Suzy winds up supplanting her lacking social life with an audition for the All-State Chorus, and she makes a trip deep into Central Illinois with a bunch of freakish singing people (no, I'm not making a judgment call here -- I was in chorus for a little while too, and let me tell you, we were all freakish singing people, trust me) for the overnight auditions. Unfortunately, even though it seems to be kind of an honor to be asked to audition for this thing, Suzy's the only one who appears to be taking it even remotely seriously. Everyone else is just in it for the par-tay.

Before they even get to their hotel room, Suzy's roommates are asking some of the freakish singing guys to come over later. Suzy is all, "NOOOOOO!!!" Shhh, Suzy. You might just get a prom date outta this. Keep yer cool. So the boys call a bit later, and Suzy tries to thwart their attempts to come a courtin' by telling them that she wants to take a shower and doesn't want them there. Yeah, that'll do it. They're a raging bunch of teenaged hormones, Suzy. THEY'RE COMING UP. A few minutes later, the guys knock at the door, and Suzy all but drills steel-reinforced beams to the door in an effort to keep them out. Her girlfriend is all, "DUDE! They're boys! Move away from the door! Go practice scales or something, okay? Sex is more important than SINGING."
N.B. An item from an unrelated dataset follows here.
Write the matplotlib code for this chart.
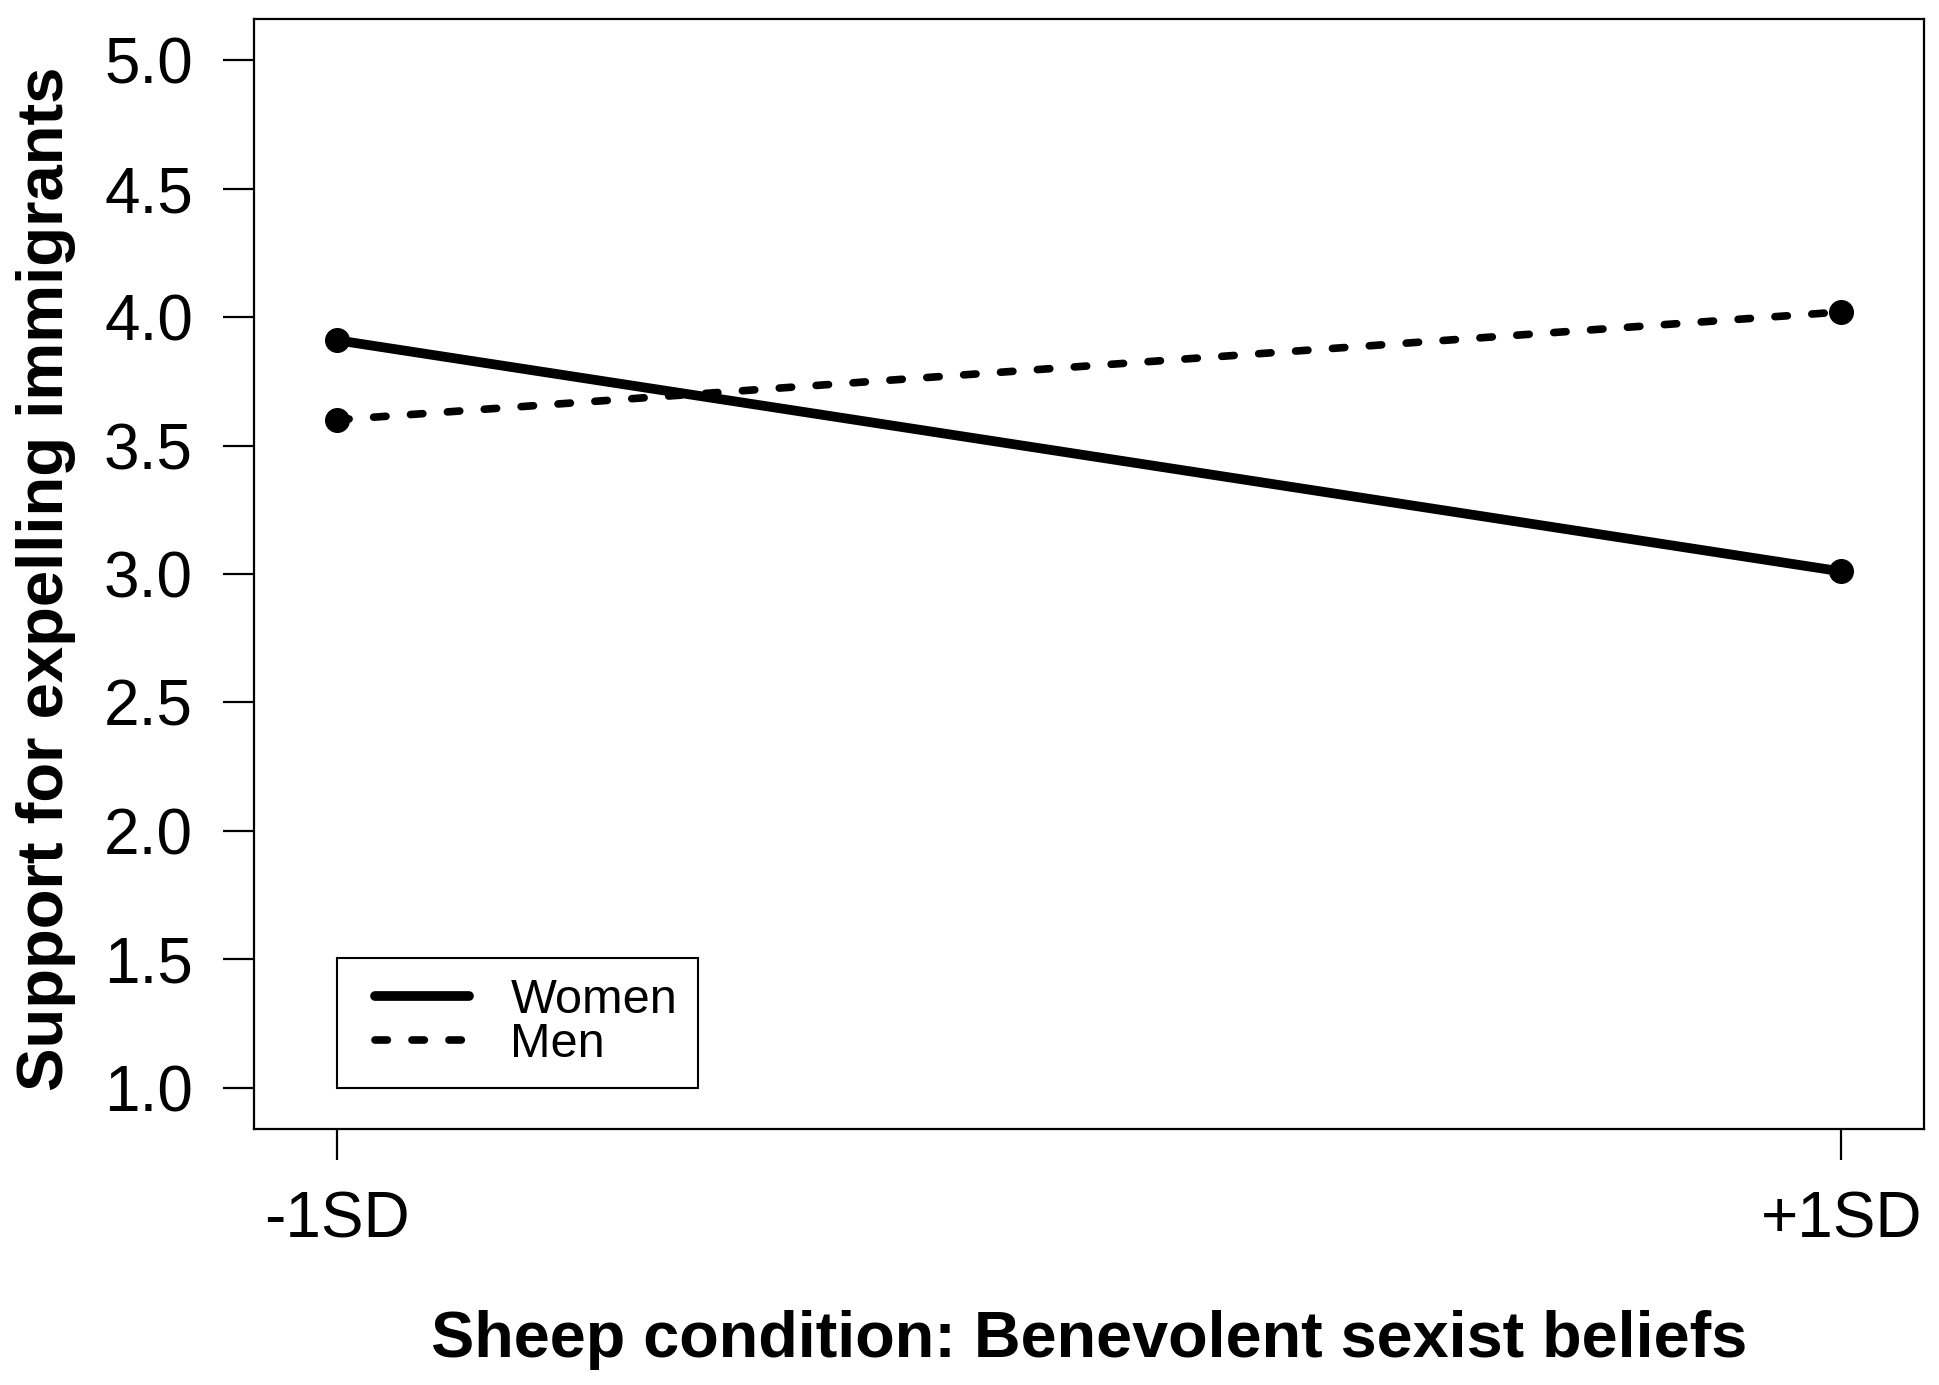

Suzy finally moves away and winds up spending the majority of the time in a chair in the corner, completely losing her shit whenever one of the guys comes near her. "I'm not nervous!" she protests lamely. Oh, you so are, Suzy. You can say all you want that you're not interested in boys and that your precious singing career is more important, but you're practically breaking out in hives at the mere presence of BOYS. Give it up, girl. You're tweaked. A couple of the kids start mock-wrestling as a prelude to what will most likely be their chosen method of foreplay: "No! Don't Tim! DON'T! [giggle giggle] DON'T! [surrender without giving up a fight] STOP IT! [tee-hee tee-hee] TIIIIIIMMMMM!!!" Wake up and smell the letdown, girls. Wrestling does not a good sexual partner make. Start making photocopies of the clitoris now, sweethearts, because these guys couldn't find one with a detailed roadmap and a compass. Trust me.

Suzy tries desperately to get the guys out of the room by using the tried-and-true delivery of a pillow to the head. Then she tells us in an interview that it's frustrating to be different from everybody else. What, everybody else who is rampaging uselessly around a hotel room in their pajamas giggling and wondering what their underbite-having children will look like in their school uniforms? Suzy, you're WAY better than that. It's high time you believed it. Take your late-blooming virgin lips to that audition and kick ass, sweetie, because when all these losers are trying to get a second mortgage to finance their ugly and selfish daughter's med school education, you'll be traveling all over the world and having roses flung at your feet by wealthy European princes with names like "Sebastian" and "Theodopolis." The rest of these pathetic idiots can only dream about the future you'll have, sister.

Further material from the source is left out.